Laceys Spring, AL(Zone 7a)

I'm not familiar with Lee, but have grown Clemson Spinless in the past with much success. However the deer seem to have found my garden the last couple of years, so the okra didn't make it. I have never staked or caged my okra but then I have not grown it for market purposes either. In a really bad wind storm I have had them bend over but not uproot. As far as growing it, just keep in mind the ground needs to be really warm. I've heard some people nick the seeds to speed up germination and sprouting. Thin the plants if necessary. The main thing with okra is to harvest every day. It can really get too long and tough quickly. It keeps the plants from getting top-heavy too. Good luck!

Spiro, OK(Zone 7a)

We didn't nick the seeds, but I had tried to start some in pots (they got too leggy) and they germinated wonderfully. Our soil is pretty warm now - we've been getting mostly 70-80 degree days, and I know it's supposed to be about 10 degrees higher for germination. We'll see how it goes. I guess since we have the cages, we'll use them, but I'll see if the Lee will hold up on its own. Picking every day shouldn't be a problem, but does it keep for a bit after you pick it, or do I need to sell it daily? Ordinarily, I just set up my stand on the weekends. Thanks!

Eileen

Summertown, TN(Zone 7a)

Good luck with the okra, Eileen! Like Outside said, the okra won't even start coming up until the heat sets in for good and the ground is really warm. I've only grown the Clemson Spineless in the past, and there's no need to stake it. A good tip on keeping it growing taller and producing more okra - after you cut a pod off, cut off the outward stem just below it. The stalk will grow tidy and tall. And, when you do pick, wear a light long-sleeve shirt - even with the spineless variety, your arms will itch and you'll be scratching away on your arms!

Spiro, OK(Zone 7a)

Ooh, good to know! I have a lot of plant sensitivities (lantana, verbena, marigolds, etc.) and so I will be extra careful with the okra. Thanks!
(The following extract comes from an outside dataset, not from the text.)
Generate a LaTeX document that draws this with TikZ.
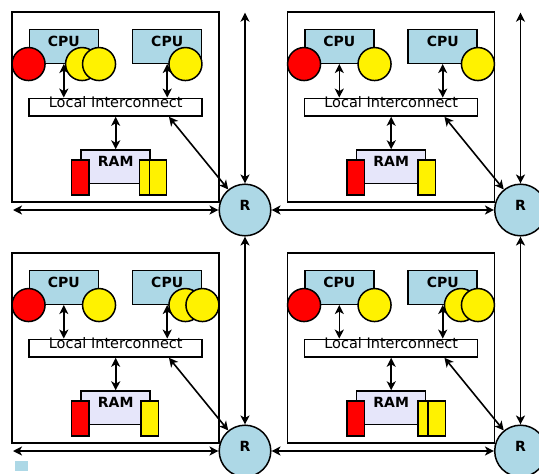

Deep East Texas, TX(Zone 8a)

I've grown Lee and am again. It is a smaller, non branching okra and won't need staking or cages. In fact I've grown mine in containers. I've never seen anyone in this area cage their okra. Lee is as tasty as any, just pick all okra when it is smaller and tender.

And, I'll second wearing a long sleeved shirt when in the okra patch.

I soak my seeds (not nicked) in water with a bit of peroxide added. They are usually sprouting before planting when doing that. An older friend uses water and bleach but I'm not sure why? Good luck.

Laceys Spring, AL(Zone 7a)

Good advice on wearing the long-sleeved shirt when harvesting. Also on soaking before planting but I didn't know about adding peroxide.

Spiro, OK(Zone 7a)

Well, we planted them all before I read your suggestions to soak, but we got a nice drenching rain for a good while yesterday, so hopefully that will help. I'll let you know how it goes! Thanks!